[Bro-Dev] 0MQ security considerations

Matthias Vallentin vallentin at icir.org
Wed Jul 27 11:06:10 PDT 2011

> However, my main concern is that I don't want to introduce such
> functionality through the backdoor by starting to use it here and
> there. That leads to code that's really hard to maintain because one
> suddenly has a mix of different styles, idioms, level of abstractions,
> etc.

I fully agree.

> For Bro, we had this in the past already with STL containers: they
> slowly started to being used more and more, and now we have quite a
> mix all over the code.
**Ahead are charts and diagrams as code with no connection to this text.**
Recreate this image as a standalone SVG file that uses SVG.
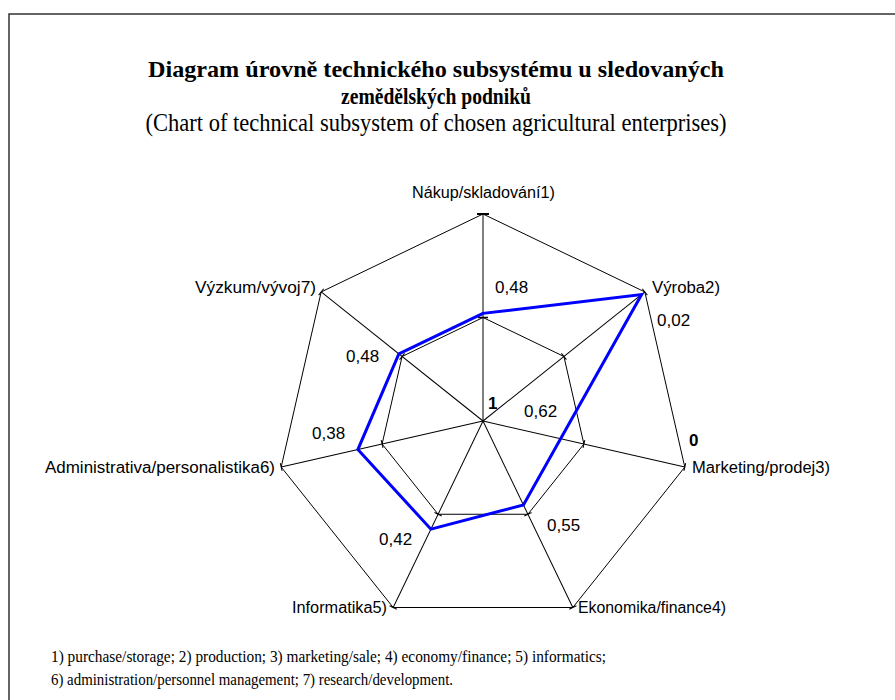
<svg xmlns="http://www.w3.org/2000/svg" width="895" height="700" viewBox="0 0 895 700">
<style>
.title{font-family:"Liberation Serif","Times New Roman",serif;font-weight:bold;font-size:24px;fill:#000;text-anchor:middle}
.sub{font-family:"Liberation Serif","Times New Roman",serif;font-size:25px;fill:#000;text-anchor:middle}
.foot{font-family:"Liberation Serif","Times New Roman",serif;font-size:16px;fill:#000}
.lbl{font-family:"Liberation Sans",Arial,sans-serif;font-size:16px;fill:#000}
.val{font-family:"Liberation Sans",Arial,sans-serif;font-size:17px;fill:#000}
.ax{font-family:"Liberation Sans",Arial,sans-serif;font-size:17px;font-weight:bold;fill:#000}
.grid{fill:none;stroke:#000;stroke-width:1}
.tick{stroke:#000;stroke-width:1}
.data{fill:none;stroke:#0000ff;stroke-width:3;stroke-linejoin:miter}
</style>
<defs>
<g id="spoke">
<line x1="0" y1="0" x2="0" y2="-207" class="tick"/>
<line x1="-4" y1="-207" x2="4" y2="-207" class="tick"/>
<line x1="-4" y1="-103.5" x2="4" y2="-103.5" class="tick"/>
</g>
</defs>
<rect x="0" y="0" width="895" height="700" fill="#fff"/>
<path d="M9,700 V14 H895" fill="none" stroke="#333" stroke-width="1.5"/>
<g id="title">
<text class="title" x="436" y="77" textLength="576" lengthAdjust="spacingAndGlyphs">Diagram úrovně technického subsystému u sledovaných</text>
<text class="title" x="436" y="104" textLength="190" lengthAdjust="spacingAndGlyphs">zemědělských podniků</text>
<text class="sub" x="436" y="131" textLength="581" lengthAdjust="spacingAndGlyphs">(Chart of technical subsystem of chosen agricultural enterprises)</text>
</g>
<g id="grid">
<polygon class="grid" points="483,214 644.84,291.94 684.81,467.06 572.81,607.5 393.19,607.5 281.19,467.06 321.16,291.94"/>
<polygon class="grid" points="483,317.5 563.92,356.47 583.9,444.03 527.91,514.25 438.09,514.25 382.1,444.03 402.08,356.47"/>
<g transform="translate(483,421)">
<use href="#spoke"/>
<use href="#spoke" transform="rotate(51.4286)"/>
<use href="#spoke" transform="rotate(102.8571)"/>
<use href="#spoke" transform="rotate(154.2857)"/>
<use href="#spoke" transform="rotate(205.7143)"/>
<use href="#spoke" transform="rotate(257.1429)"/>
<use href="#spoke" transform="rotate(308.5714)"/>
<line x1="-6" y1="-207" x2="6" y2="-207" stroke="#000" stroke-width="2"/>
<line x1="-5" y1="-103.5" x2="5" y2="-103.5" stroke="#000" stroke-width="1.5"/>
</g>
</g>
<g id="connectors">
<polyline class="data" points="398.85,353.89 483,313.36 641.6,294.52 523.42,504.93 430.91,529.17 357.88,449.56 398.85,353.89 483,313.36"/>
</g>
<g id="n1"><text class="lbl" x="412" y="198" textLength="143" lengthAdjust="spacingAndGlyphs">Nákup/skladování1)</text></g>
<g id="n2"><text class="lbl" x="652" y="293" textLength="68" lengthAdjust="spacingAndGlyphs">Výroba2)</text></g>
<g id="n3"><text class="lbl" x="692" y="473" textLength="138" lengthAdjust="spacingAndGlyphs">Marketing/prodej3)</text></g>
<g id="n4"><text class="lbl" x="578" y="613" textLength="148" lengthAdjust="spacingAndGlyphs">Ekonomika/finance4)</text></g>
<g id="n5"><text class="lbl" x="292" y="613" textLength="95" lengthAdjust="spacingAndGlyphs">Informatika5)</text></g>
<g id="n6"><text class="lbl" x="45" y="473" textLength="230" lengthAdjust="spacingAndGlyphs">Administrativa/personalistika6)</text></g>
<g id="n7"><text class="lbl" x="195" y="293" textLength="121" lengthAdjust="spacingAndGlyphs">Výzkum/vývoj7)</text></g>
<g id="values">
<text class="val" x="495" y="293">0,48</text>
<text class="val" x="657" y="326">0,02</text>
<text class="val" x="524" y="417">0,62</text>
<text class="val" x="547" y="531">0,55</text>
<text class="val" x="379" y="545">0,42</text>
<text class="val" x="312" y="439">0,38</text>
<text class="val" x="346" y="362">0,48</text>
<text class="ax" x="488" y="409">1</text>
<text class="ax" x="689" y="446">0</text>
</g>
<g id="footnotes">
<text class="foot" x="51" y="662" textLength="555" lengthAdjust="spacingAndGlyphs">1) purchase/storage; 2) production; 3) marketing/sale; 4) economy/finance; 5) informatics;</text>
<text class="foot" x="51" y="685" textLength="402" lengthAdjust="spacingAndGlyphs">6) administration/personnel management; 7) research/development.</text>
</g>
</svg>
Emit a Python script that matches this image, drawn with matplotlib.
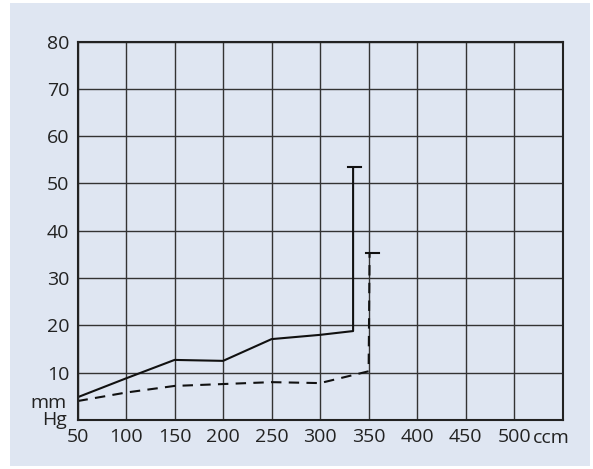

I like the STL containers and I certainly
> prefer to use them over the macro-based alternatives (and I do use
> them where I can these days), but I still don't think that having both
> versions in the same code base is a good thing.

Assuming there is not performance/functionality issue, is it too much of
an effort to replace the ancient containers?

> So, generally, I'd be fine switching to using more modern stuff but I
> think that needs to be a conscious decision and we need to adapt the
> existing code base accordingly. 

Eventually, it could be worth going through the new list of language and
library features, compare them to the Status Quo, and decide if a change
makes sense. For example, there could be smart pointer branch that
replaces (Un)Ref() calls with std::shared_ptr.

> We also need to make sure we have the platform support everywhere we
> need it; don't think we are there yet (or are we?).

At least all platforms that support gcc 4.7+ should have no trouble, but
I'm sure it will still take a while until we have solid C++11 compilers
that are stable on all platforms.

> Coming back to the original question, in my view triggering all this
> is not really justified just for doing threaded loggging. Longer term,
> it may be fine.

For just threaded logging, I agree. But this seems to be a rather
general questions. I believe that just enhancing one component of Bro
with thread support can lead to a problematic architecture in the long
run, when other components also jump on the concurrency train. If this
is not a coordinated effort, the components may crossfire and impede
themselves. This could be as simple as thread thrashing but als manifest
more subtle with poor caching and memory performance. Maybe it's not
warranted at this point, but I think we should at some point think about
a task-based approach to concurrency, rather than thinking about
concurrency in terms of threads. (This is completely independent of the
multi-core Bro effort but rather about general software engineering
practices in many-core land.)

> we'd need to argue about it and potentially find arguments for *not*
> using it; which will be hard I'm sure. Or somebody might just start
> using it and "will change that later" ... 

Fair enough. But at the end of the day we have to make a decision about
what platform-independent network and I/O framework to use. The Boost
networking library is of high quality and used widely. If we find a
slimmer alternative, that would be great.